On this record, defendants have failed to show that any deficiencies in prior counsel's performance constitute "excusable neglect," no less "exceptional circumstances." Equally important, we agree with the Chancery judge that 38th Street cannot claim the result is unjust where, as here, it does not possess a meritorious defense to the action. As we have noted, "the granting of Rule 4:50 relief would be a futile exercise if plaintiff remained entitled to judgment as a matter of law." Ridge at Back Brook, LLC v. Klenert, 437 N.J. Super. 90, 100 (App. Div. 2014). See also Guillaume, supra, 209 N.J. at 469 ("[i]t would create a rather anomalous situation if a judgment were to be vacated . . . only to discover later that the defendant had no meritorious defense").

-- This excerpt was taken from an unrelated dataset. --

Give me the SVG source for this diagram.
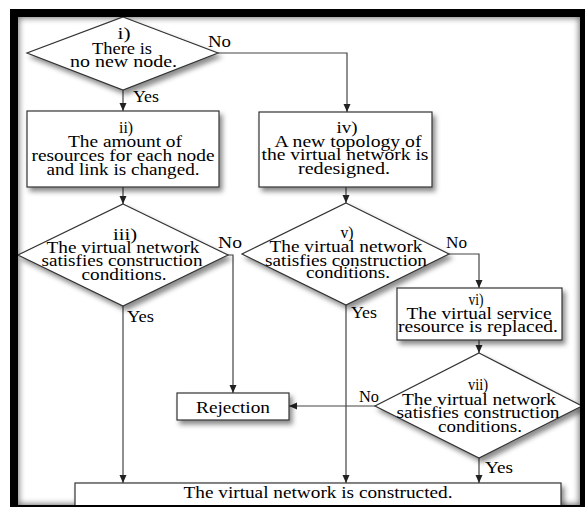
<svg xmlns="http://www.w3.org/2000/svg" width="585" height="507" viewBox="0 0 585 507">
<defs>
<style>
.shape{fill:#fff;stroke:#333;stroke-width:1.2;filter:url(#sh)}
.con{fill:none;stroke:#444;stroke-width:1.2}
.arr{marker-end:url(#ah)}
.c{text-anchor:middle}
</style>
<filter id="sh" x="-20%" y="-20%" width="150%" height="160%">
<feDropShadow dx="3" dy="4" stdDeviation="2.5" flood-color="#000" flood-opacity="0.45"/>
</filter>
<filter id="blur" x="-10%" y="-10%" width="120%" height="120%">
<feGaussianBlur stdDeviation="3"/>
</filter>
<clipPath id="inner"><rect x="18" y="17" width="562" height="488"/></clipPath>
<marker id="ah" viewBox="0 0 8 8" refX="8" refY="4" markerWidth="8" markerHeight="8" markerUnits="userSpaceOnUse" orient="auto">
<path d="M0,0.5 L8,4 L0,7.5 Z" fill="#222"/>
</marker>
</defs>
<rect x="0" y="0" width="585" height="507" fill="#fff"/>
<g clip-path="url(#inner)">
<rect x="14" y="13" width="570" height="496" fill="none" stroke="#000" stroke-width="10" opacity="0.55" filter="url(#blur)"/>
</g>

<g font-family="'Liberation Serif', 'Times New Roman', 'DejaVu Serif', serif" font-size="16" fill="#000">
<g id="connectors">
<path class="con arr" d="M123,90 L123,111"/>
<path class="con arr" d="M218,53 L347,53 L347,112"/>
<path class="con arr" d="M123,187 L123,204"/>
<path class="con arr" d="M346,187 L346,203"/>
<path class="con arr" d="M228,255 L233,255 L233,393"/>
<path class="con arr" d="M123,306 L123,483"/>
<path class="con arr" d="M449,254 L479,254 L479,288"/>
<path class="con arr" d="M346,305 L346,483"/>
<path class="con arr" d="M479,340 L479,353"/>
<path class="con arr" d="M375,406 L289,406"/>
<path class="con arr" d="M479,458 L479,483"/>
<text x="208" y="47" textLength="23" lengthAdjust="spacingAndGlyphs">No</text>
<text x="133" y="102" textLength="26" lengthAdjust="spacingAndGlyphs">Yes</text>
<text x="218" y="248" textLength="24" lengthAdjust="spacingAndGlyphs">No</text>
<text x="127" y="322" textLength="27" lengthAdjust="spacingAndGlyphs">Yes</text>
<text x="446" y="248" textLength="21" lengthAdjust="spacingAndGlyphs">No</text>
<text x="351" y="318" textLength="26" lengthAdjust="spacingAndGlyphs">Yes</text>
<text x="359" y="402" textLength="20" lengthAdjust="spacingAndGlyphs">No</text>
<text x="485" y="473" textLength="28" lengthAdjust="spacingAndGlyphs">Yes</text>
</g>

<g id="node-i">
<polygon class="shape" points="123,17 218,53 123,90 27,53"/>
<text class="c" x="124" y="39" textLength="13" lengthAdjust="spacingAndGlyphs">i)</text>
<text class="c" x="122" y="54" textLength="60" lengthAdjust="spacingAndGlyphs">There is</text>
<text class="c" x="123.5" y="67" textLength="107" lengthAdjust="spacingAndGlyphs">no new node.</text>
</g>

<g id="node-ii">
<rect class="shape" x="27" y="111" width="192" height="76"/>
<text class="c" x="126" y="133" textLength="14" lengthAdjust="spacingAndGlyphs">ii)</text>
<text class="c" x="125" y="147" textLength="114" lengthAdjust="spacingAndGlyphs">The amount of</text>
<text class="c" x="123" y="161" textLength="183" lengthAdjust="spacingAndGlyphs">resources for each node</text>
<text class="c" x="123" y="175" textLength="153" lengthAdjust="spacingAndGlyphs">and link is changed.</text>
</g>

<g id="node-iv">
<rect class="shape" x="259" y="112" width="173" height="75"/>
<text class="c" x="347" y="133" textLength="21" lengthAdjust="spacingAndGlyphs">iv)</text>
<text class="c" x="348" y="147" textLength="147" lengthAdjust="spacingAndGlyphs">A new topology of</text>
<text class="c" x="345" y="160" textLength="167" lengthAdjust="spacingAndGlyphs">the virtual network is</text>
<text class="c" x="344" y="174" textLength="92" lengthAdjust="spacingAndGlyphs">redesigned.</text>
</g>

<g id="node-iii">
<polygon class="shape" points="123,204 228,255 123,306 18,255"/>
<text class="c" x="125" y="240" textLength="24" lengthAdjust="spacingAndGlyphs">iii)</text>
<text class="c" x="123" y="253" textLength="153" lengthAdjust="spacingAndGlyphs">The virtual network</text>
<text class="c" x="122" y="266" textLength="161" lengthAdjust="spacingAndGlyphs">satisfies construction</text>
<text class="c" x="124" y="280" textLength="85" lengthAdjust="spacingAndGlyphs">conditions.</text>
</g>

<g id="node-v">
<polygon class="shape" points="346,203 449,254 346,305 242,254"/>
<text class="c" x="347" y="238" textLength="13" lengthAdjust="spacingAndGlyphs">v)</text>
<text class="c" x="346" y="252" textLength="153" lengthAdjust="spacingAndGlyphs">The virtual network</text>
<text class="c" x="346" y="266" textLength="162" lengthAdjust="spacingAndGlyphs">satisfies construction</text>
<text class="c" x="348" y="278" textLength="84" lengthAdjust="spacingAndGlyphs">conditions.</text>
</g>

<g id="node-vi">
<rect class="shape" x="397" y="288" width="165" height="52"/>
<text class="c" x="476" y="305" textLength="15" lengthAdjust="spacingAndGlyphs">vi)</text>
<text class="c" x="479" y="319" textLength="145" lengthAdjust="spacingAndGlyphs">The virtual service</text>
<text class="c" x="478" y="332" textLength="160" lengthAdjust="spacingAndGlyphs">resource is replaced.</text>
</g>

<g id="node-vii">
<polygon class="shape" points="479,353 582,406 479,458 375,406"/>
<text class="c" x="478" y="390" textLength="20" lengthAdjust="spacingAndGlyphs">vii)</text>
<text class="c" x="479" y="405" textLength="154" lengthAdjust="spacingAndGlyphs">The virtual network</text>
<text class="c" x="478" y="418" textLength="163" lengthAdjust="spacingAndGlyphs">satisfies construction</text>
<text class="c" x="480" y="432" textLength="84" lengthAdjust="spacingAndGlyphs">conditions.</text>
</g>

<g id="node-rejection">
<rect class="shape" x="177" y="393" width="112" height="27"/>
<text class="c" x="233" y="413" textLength="74" lengthAdjust="spacingAndGlyphs">Rejection</text>
</g>

<g id="node-constructed">
<rect class="shape" x="75" y="483" width="486" height="30"/>
<text class="c" x="318" y="498" textLength="269" lengthAdjust="spacingAndGlyphs">The virtual network is constructed.</text>
</g>
</g>

<path d="M10,9 H585 V507 H10 Z M18,17 V505 H580 V17 Z" fill="#000" fill-rule="evenodd"/>
</svg>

Notably, defendants did not assert subsection (f) as a basis for relief from the default judgment entered in the Law Division action. Having failed to do so, they are barred from raising the issue on appeal from the Law Division's order denying their motion to vacate that judgment. See Nieder v. Royal Indem. Ins. Co., 62 N.J. 229, 234 (1973) (discussing the limited circumstances in which an appellate court will consider an argument first raised on appeal). In any event, defendants' Rule 4:50-1(f) argument lacks merit for the reasons we have previously explained.
Rule 4:50-1(e).
For the first time on appeal, defendants argue they are entitled to relief under Rule 4:50-1(e). They contend that, because plaintiff lacks standing to enforce the note and mortgage, enforcement of both judgments is "no longer equitable." This argument warrants little discussion. Because defendants failed to raise this argument in either the Chancery or Law Division actions, we decline to consider it on appeal. Nieder, supra, 62 N.J. at 234. Moreover, as discussed above, the standing issue is without merit.
Affirmed.
I hereby certify that the foregoing is a true copy of the original on file in my office.